François Lopinat · organiste
Organisteries
Trônant majestueusement sur les tribunes de nos églises, l’orgue est un instrument aux multiples facettes : soliste, accompagnateur, créateur d’ambiances et vecteur d’émotions… Il est acteur invisible de nos célébrations sous les doigts des organistes paroissiaux qui doivent à la fois maîtriser leur instrument et la liturgie.
« Orgue, instrument sacré, entonne la louange de Dieu notre créateur et notre Père »1
La liturgie est un moment où tous les acteurs doivent agir main dans la main pour que l’ensemble forme une unité servant la louange de Dieu. Il est donc fondamental que l’orgue réponde parfaitement au contexte dans lequel il intervient. Ainsi, l’organiste se voit être toujours dans la recherche de répertoire qui convienne à la fois au temps et à l’action liturgiques. Il est intéressant de voir l’évolution historique de la liturgie à travers le répertoire d’orgue. En effet, on trouve par exemple chez François Couperin (1668-1733) des offertoires de presque dix minutes, d’un style très grandiloquant sur les jeux de trompettes et de clairon. Cela nous paraît aujourd’hui insensé et mal à propos de jouer une telle pièce pendant la préparation des dons. Cela s’explique pourtant : une grande procession des fidèles (avec légumes, poulets et autres cierges) suivie d’offrandes et de prières sotto voce au maître-autel devaient être accompagné musicalement. Progressivement la musique d’orgue a remplacé l’offertoire grégorien afin de fournir une nouvelle « pièce d’entrée » à la célébration : celle de la liturgie eucharistique. A travers cet exemple, il est donc très intéressant de comprendre que la plupart de la musique liturgique pour orgue a été écrite pour répondre à une demande liturgique spécifique. Ainsi, l’orgue fait plus que jouer, il colle à l’action liturgique pour en faire ressortir les beautés et mettre en valeur les points forts.

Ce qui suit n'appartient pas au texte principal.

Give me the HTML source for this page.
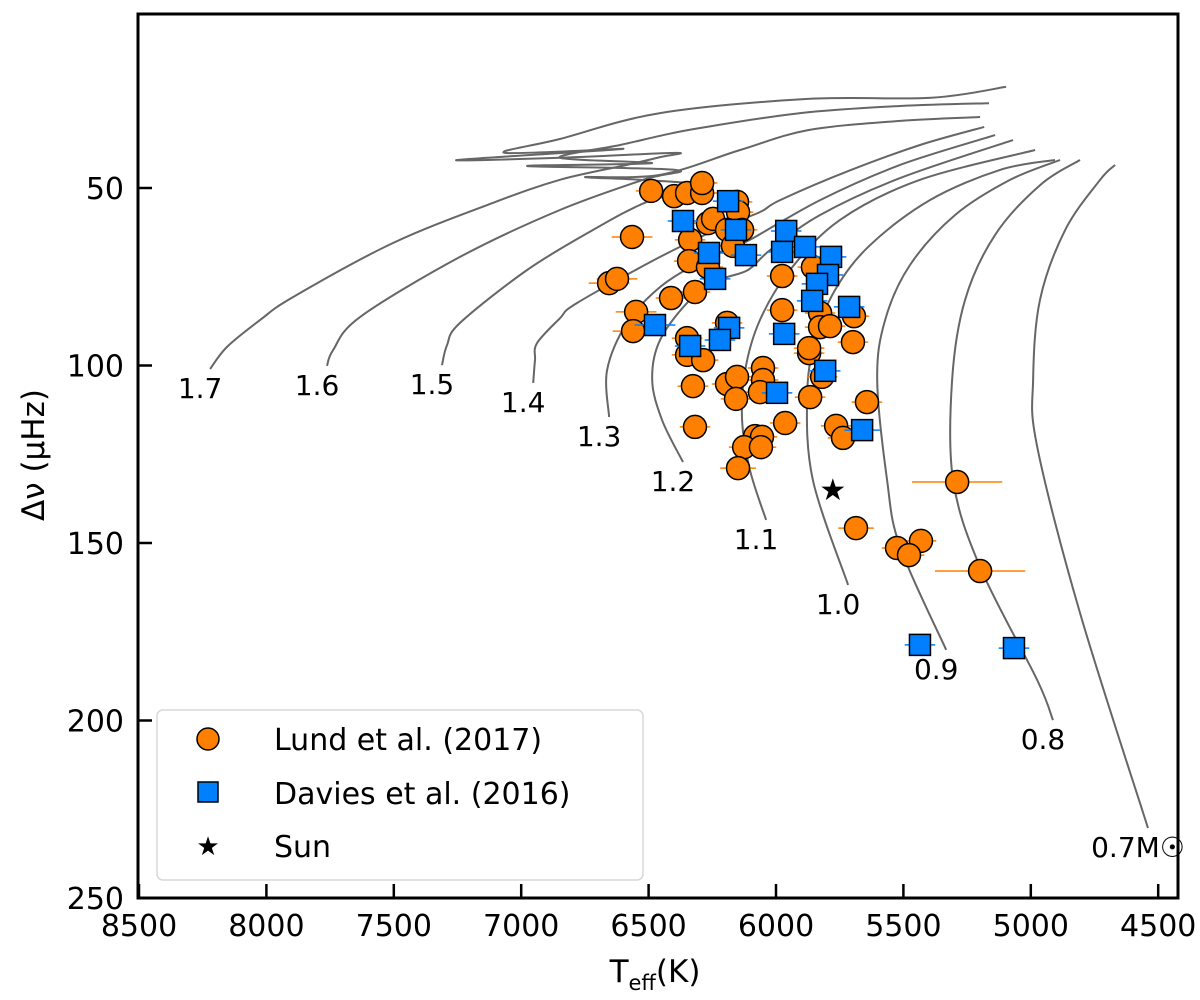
<!DOCTYPE html>
<html><head><meta charset="utf-8"><style>
html,body{margin:0;padding:0;background:#fff;}
svg{display:block;font-family:"DejaVu Sans","Liberation Sans",sans-serif;}
</style></head><body>
<svg id="chart" width="1200" height="1000" viewBox="0 0 1200 1000" xmlns="http://www.w3.org/2000/svg">
<g id="tracks"></g>
<g id="points"></g>
<g id="axes"></g>
<g id="legend">
  <rect x="157" y="710" width="486" height="170" rx="6" fill="#fff" fill-opacity="0.8" stroke="#d8d8d8" stroke-width="1.5"/>
  <circle cx="208" cy="739" r="11" fill="#ff8000" stroke="#000" stroke-width="1.5"/>
  <text x="274" y="750" font-size="30">Lund et al. (2017)</text>
  <rect x="198" y="782" width="20" height="20" fill="#0080ff" stroke="#000" stroke-width="1.5"/>
  <text x="274" y="804" font-size="30">Davies et al. (2016)</text>
  <text x="208" y="855" font-size="26" text-anchor="middle">★</text>
  <text x="274" y="857" font-size="30">Sun</text>
</g>
</svg>
<script>
// ---- data ----
const lundTeff = [6490,6400,6349,6290,6290,6153,6149,6267,6247,6192,6133,6169,6565,6337,6341,6655,6624,6412,6318,6267,6549,6561,6349,6192,6349,6286,6326,6192,6153,6051,6051,6063,6157,6318,6082,6055,6125,6059,6149,5976,5976,5964,5866,5870,5870,5855,5827,5827,5788,5694,5698,5819,5643,5764,5737,5289,5686,5525,5431,5478,5199];
const lundDnu = [50.8,52.3,51.4,51.4,48.6,53.9,56.8,59.9,58.7,61.8,61.8,66.3,63.8,64.6,70.6,76.8,75.6,81.0,79.3,72.3,84.9,90.3,92.3,88.0,97.0,98.5,105.8,105.2,103.2,100.7,104.1,107.5,109.4,117.3,119.9,120.1,123.0,123.0,128.9,74.8,84.4,116.2,108.9,96.5,95.1,72.3,85.2,89.2,88.9,86.1,93.4,103.2,110.3,117.0,120.4,132.8,145.8,151.4,149.4,153.4,157.9];
const lundErr = [60,60,60,60,60,60,60,60,60,60,60,60,80,60,60,80,80,60,60,60,80,80,60,60,60,60,60,60,60,60,60,60,60,60,60,60,60,60,70,60,60,60,60,60,60,60,60,60,60,60,60,60,60,60,60,177,70,60,60,60,177];
const daviesTeff = [6188,6365,6157,5960,6263,6118,5976,5886,5784,5796,5839,5858,5713,6239,6475,6184,6220,6337,5968,5807,5996,5662,5435,5066];
const daviesDnu = [53.7,59.3,61.8,62.1,68.3,68.9,68.0,66.6,69.4,74.5,77.0,81.8,83.5,75.6,88.6,89.4,92.8,94.5,91.1,101.5,107.7,118.2,178.7,179.6];
const daviesErr = [60,60,60,60,60,60,60,60,60,60,60,60,60,60,80,60,60,60,60,60,60,70,60,60];
const sunTeff = 5777, sunDnu = 135.1;
const trackLabels = ["1.7","1.6","1.5","1.4","1.3","1.2","1.1","1.0","0.9","0.8","0.7M☉"];
const trackT = [
 [8221,8155,8025,7895,7503,7111,6848,6585,6455,6396,6848,7252,6600,7063,6848,6455,5874,5391,5097],
 [7762,7738,7632,7240,6848,6522,6396,6977,6487,6848,6612,6455,6298,5905,5513,5164],
 [7311,7291,7240,6977,6718,6506,6298,6534,6749,6455,6141,5874,5513,5199],
 [6953,6946,6938,6848,6781,6455,6220,6063,5984,5709,5435,5183],
 [6655,6663,6585,6455,6298,6180,6102,5827,5513,5140],
 [6365,6447,6486,6455,6337,6220,6110,6023,5827,5513,5070],
 [6039,6102,6133,6121,6063,5945,5749,5435,4983],
 [5717,5855,5878,5847,5768,5631,5396,5121,4905],
 [5332,5513,5564,5603,5572,5474,5297,5081,4885],
 [4913,4975,5199,5305,5309,5258,5140,4964,4807],
 [4540,4807,4975,4991,4964,4865,4728,4669]
];
const trackDnu = [
 [101.0,94.8,87.2,80.7,65.5,54.2,47.7,43.5,41.3,40.1,41.5,42.1,39.0,40.1,36.2,28.9,24.9,24.6,21.5],
 [100.1,95.6,86.3,69.4,56.2,47.7,44.9,43.8,43.0,41.5,37.9,35.3,33.1,28.9,26.9,26.1],
 [99.9,94.2,88.0,73.1,61.8,53.9,49.4,47.7,46.9,46.3,39.3,33.7,31.1,30.0],
 [104.9,98.5,93.7,86.7,82.4,69.4,61.3,56.8,53.4,45.0,37.9,32.8],
 [114.5,101.3,88.0,77.9,70.8,66.9,64.6,53.4,43.5,35.1],
 [127.2,115.4,104.1,92.8,81.5,75.9,73.1,67.5,57.6,47.2,36.5],
 [143.5,129.5,115.4,101.3,87.2,73.1,59.0,47.7,39.3],
 [161.8,132.3,108.9,92.8,78.7,66.1,53.4,44.9,42.1],
 [180.1,151.1,132.3,104.1,87.2,71.7,57.6,47.7,42.1],
 [199.9,188.6,156.8,132.3,104.1,81.5,63.2,49.2,42.1],
 [230.3,169.7,122.9,104.1,81.5,61.8,47.7,43.5]
];
const xTicks = [8500,8000,7500,7000,6500,6000,5500,5000,4500];
const yTicks = [50,100,150,200,250];

// ---- axes functions ----
const X0=139, XK=0.2548; // px per K
function xs(t){return X0+(8500-t)*XK;}
function ys(d){return 188+(d-50)*3.55;}
const NS="http://www.w3.org/2000/svg";
function mk(tag,attrs,parent){const e=document.createElementNS(NS,tag);for(const k in attrs)e.setAttribute(k,attrs[k]);parent.appendChild(e);return e;}

// tracks
const gT=document.getElementById('tracks');
function smoothPath(pts){
  let d="M"+pts[0][0].toFixed(1)+","+pts[0][1].toFixed(1);
  for(let i=0;i<pts.length-1;i++){
    const p0=pts[i-1]||pts[i],p1=pts[i],p2=pts[i+1],p3=pts[i+2]||p2;
    const c1=[p1[0]+(p2[0]-p0[0])/6,p1[1]+(p2[1]-p0[1])/6];
    const c2=[p2[0]-(p3[0]-p1[0])/6,p2[1]-(p3[1]-p1[1])/6];
    d+=" C"+c1[0].toFixed(1)+","+c1[1].toFixed(1)+" "+c2[0].toFixed(1)+","+c2[1].toFixed(1)+" "+p2[0].toFixed(1)+","+p2[1].toFixed(1);
  }
  return d;
}
trackT.forEach((ts,i)=>{
  const pts=ts.map((t,j)=>[xs(t),ys(trackDnu[i][j])]);
  const p=mk('path',{d:smoothPath(pts),fill:'none',stroke:'#666',"stroke-width":2},gT);
  
  
  const lx=pts[0][0]-10, ly=pts[0][1]+29;
  const tx=mk('text',{x:lx,y:ly,"font-size":28,"text-anchor":"middle"},gT);
  tx.textContent=trackLabels[i];
  
  
});

// points
const gP=document.getElementById('points');
lundTeff.forEach((t,i)=>{
  const y=ys(lundDnu[i]);
  const l=mk('line',{x1:xs(t+lundErr[i]),x2:xs(t-lundErr[i]),y1:y,y2:y,stroke:'#ff8000',"stroke-width":1.5},gP);
  
  
});
lundTeff.forEach((t,i)=>{
  const c=mk('circle',{cx:xs(t),cy:ys(lundDnu[i]),r:11.5,fill:'#ff8000',stroke:'#000',"stroke-width":1.5},gP);
  
  
});
daviesTeff.forEach((t,i)=>{
  const y=ys(daviesDnu[i]);
  const l=mk('line',{x1:xs(t+daviesErr[i]),x2:xs(t-daviesErr[i]),y1:y,y2:y,stroke:'#0080ff',"stroke-width":1.5},gP);
  
  
});
daviesTeff.forEach((t,i)=>{
  const r=mk('rect',{x:xs(t)-10.5,y:ys(daviesDnu[i])-10.5,width:21,height:21,fill:'#0080ff',stroke:'#000',"stroke-width":1.5},gP);
  
  
});
const sun=mk('text',{x:xs(sunTeff),y:ys(sunDnu)+10,"font-size":30,"text-anchor":"middle"},gP);
sun.textContent='★';



// axes
const gA=document.getElementById('axes');
const frame=mk('rect',{x:138,y:14,width:1040,height:884,fill:'none',stroke:'#000',"stroke-width":3},gA);


xTicks.forEach(t=>{
  const x=xs(t);
  const l=mk('line',{x1:x,x2:x,y1:898,y2:884,stroke:'#000',"stroke-width":2.5},gA);
  
  
  const tx=mk('text',{x:x,y:936,"font-size":30,"text-anchor":"middle"},gA);
  tx.textContent=t;
  
  
});
yTicks.forEach(v=>{
  const y=ys(v);
  const l=mk('line',{x1:138,x2:152,y1:y,y2:y,stroke:'#000',"stroke-width":2.5},gA);
  
  
  const tx=mk('text',{x:124,y:y+11,"font-size":30,"text-anchor":"end"},gA);
  tx.textContent=v;
  
  
});
const xl=mk('text',{x:655,y:982,"font-size":31,"text-anchor":"middle"},gA);
xl.innerHTML='T<tspan font-size="21" dy="8">eff</tspan><tspan dy="-8">(K)</tspan>';


const yl=mk('text',{x:0,y:0,"font-size":31,"text-anchor":"middle",transform:'translate(44,455) rotate(-90)'},gA);
yl.textContent='Δν (μHz)';


</script>
</body></html>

« Orgue, instrument sacré, élève nos chants et nos supplications vers Marie, la mère de Jésus »
L’orgue est également l’instrument d’accompagnement par excellence. Par la palette de couleurs et de timbres différents en sa possession, l’organiste peut, au gré des envies et du contexte, soutenir le chant choral et le chant d’assemblée pour parvenir à une harmonie parfaite. Rares sont les instruments autres que l’orgue qui puissent à la fois être aussi discrets qu’une petite flûte et aussi puissant qu’un ensemble de trompettes ! Les chanteurs doivent se sentir portés, encouragés, entraînés dans la musique par le jeu de l’orgue. La tradition musicale française – en particulier celle de Notre Dame de Paris – est encore un témoin actuel de la communion musicale entre un chœur, une assemblée et deux orgues (à la tribune et au chœur). L’importance d’une participation de l’assemblée est fondamentale, et l’orgue y contribue en fournissant le terreau dans lequel germe la musique d’ensemble.
« Orgue, instrument sacré, fait entrer l’assemblée des fidèles dans l’action de grâce du Christ »
On connait l’adage « la musique adoucit les mœurs ». Rien de tel qu’un orgue pour traduire des sentiments et des émotions musicalement. La palette sonore de l’instrument permet d’aller des sons les plus harmonieux au sons les plus intrigants. L’orgue est souvent utilisé pour imiter d’autres instruments : on le connaît pour prendre la place de l’orchestre (déjà au temps de Rameau qui retranscrivait lui-même ses opéras pour les jouer à l’orgue) mais aussi pour entrer dans des atmosphères (comme par exemple dans le Champs des fleurs de J.-L. Florentz, où l’orgue essaie d’imiter le bruit d’un moteur de Boeing). Ainsi, l’orgue est aussi un « faiseur d’atmosphères » qui permet, une fois de plus, d’habiter la liturgie de manière à mettre en valeur les émotions qui s’en dégagent.
Le travail minutieux de l’organiste, bien trop souvent minimisé, prend alors tout son sens lorsqu’à la fin d’une célébration, ayant pallié tout imprévu, les fidèles sortent le sourire aux lèvres et la joie dans les cœurs. Merci Seigneur pour le don de la musique et du chant.
François Lopinat
1.Invocations issues du rite de bénédiction d’un nouvel orgue.